When you get married there are tax changes
Marriage Allowance lets you transfer £1,260 of your Personal Allowance to your husband, wife or civil partner.
This reduces their tax by up to £252 in the tax year (6 April to 5 April the next year).
Capital Gains Tax
If you and your spouse or civil partner are living together, any transfer of an asset between you is treated as giving rise to neither a gain nor a loss to the person transferring it. Any amount actually paid is ignored. If the person receiving the asset later disposes of it, they will be treated as if they had paid an amount equal to the total of your costs.
In addition to the CGT exemption for gifts between spouses, a similar relief exists for inheritance tax (“IHT”) purposes in most cases, so that assets can be gifted from one spouse to another without triggering an IHT charge.
Plus unused Nil Rate bands can be transferred on death.
What about Investment Property?
The short answer is that it does not automatically become jointly owned on marriage, but at least you can transfer part of the ownership without incurring capital gains tax.

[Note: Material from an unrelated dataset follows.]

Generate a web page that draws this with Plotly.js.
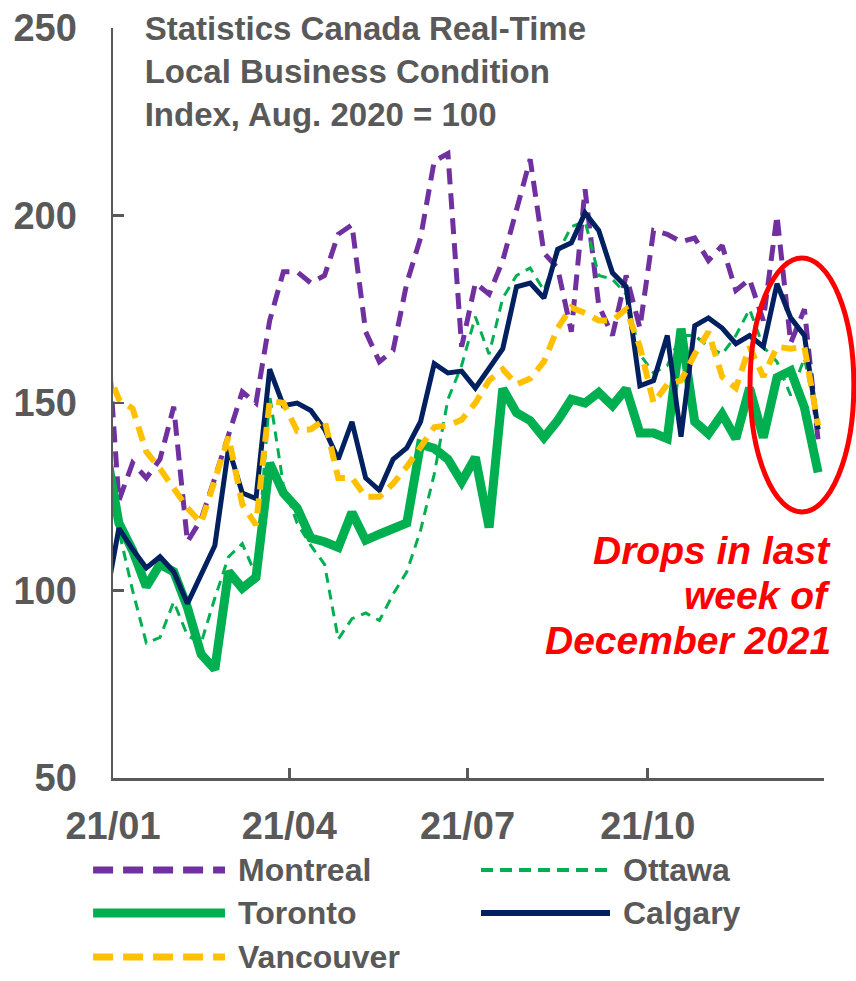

Just focusing on income tax, HMRC assume that when you buy a property/investment property its owned 50/50 between husband and wife or civil partners living together, this set out in the Income tax Act s 836. However, this rule will not apply in any of the following instances:
the income is from furnished holiday lettings;
there is actually a partnership in which case the income is divided according to the terms of the partnership agreement;
both husband and wife, or both civil partners, have signed a declaration stating their beneficial interests in both the property and the income arising from it.
When you make a declaration it must apply equally to ownership and income and a couple must be married or civil partners, you can’t be separated or divorced or joint tenants.
You can use this form to declare a beneficial interest if you hold property jointly and:
• you actually own the property in unequal shares, and
• you are entitled to the income arising in proportion to those shares, and
• you want to be taxed on that basis.
Form 17 must be submitted with in 60 days of completion, in addition a Declaration of Trust is likely to be required.
If there is a change, even a minor change, after submitting the Form 17 it will be invalid and revert to 50/50.
If the property is held in a single name it may be possible to use a declaration of trust to confirm joint beneficial interest.
Income Tax and Capital Gains Tax will be be based on the beneficial interest in the property, so if one spouse is a higher rate tax payer and the other a lower rate tax payer changing the proportion of ownership could have a significant tax advantage.
There is no default ownership for unmarried property owners.
Property owners may also need to agree the split with their mortgage lender.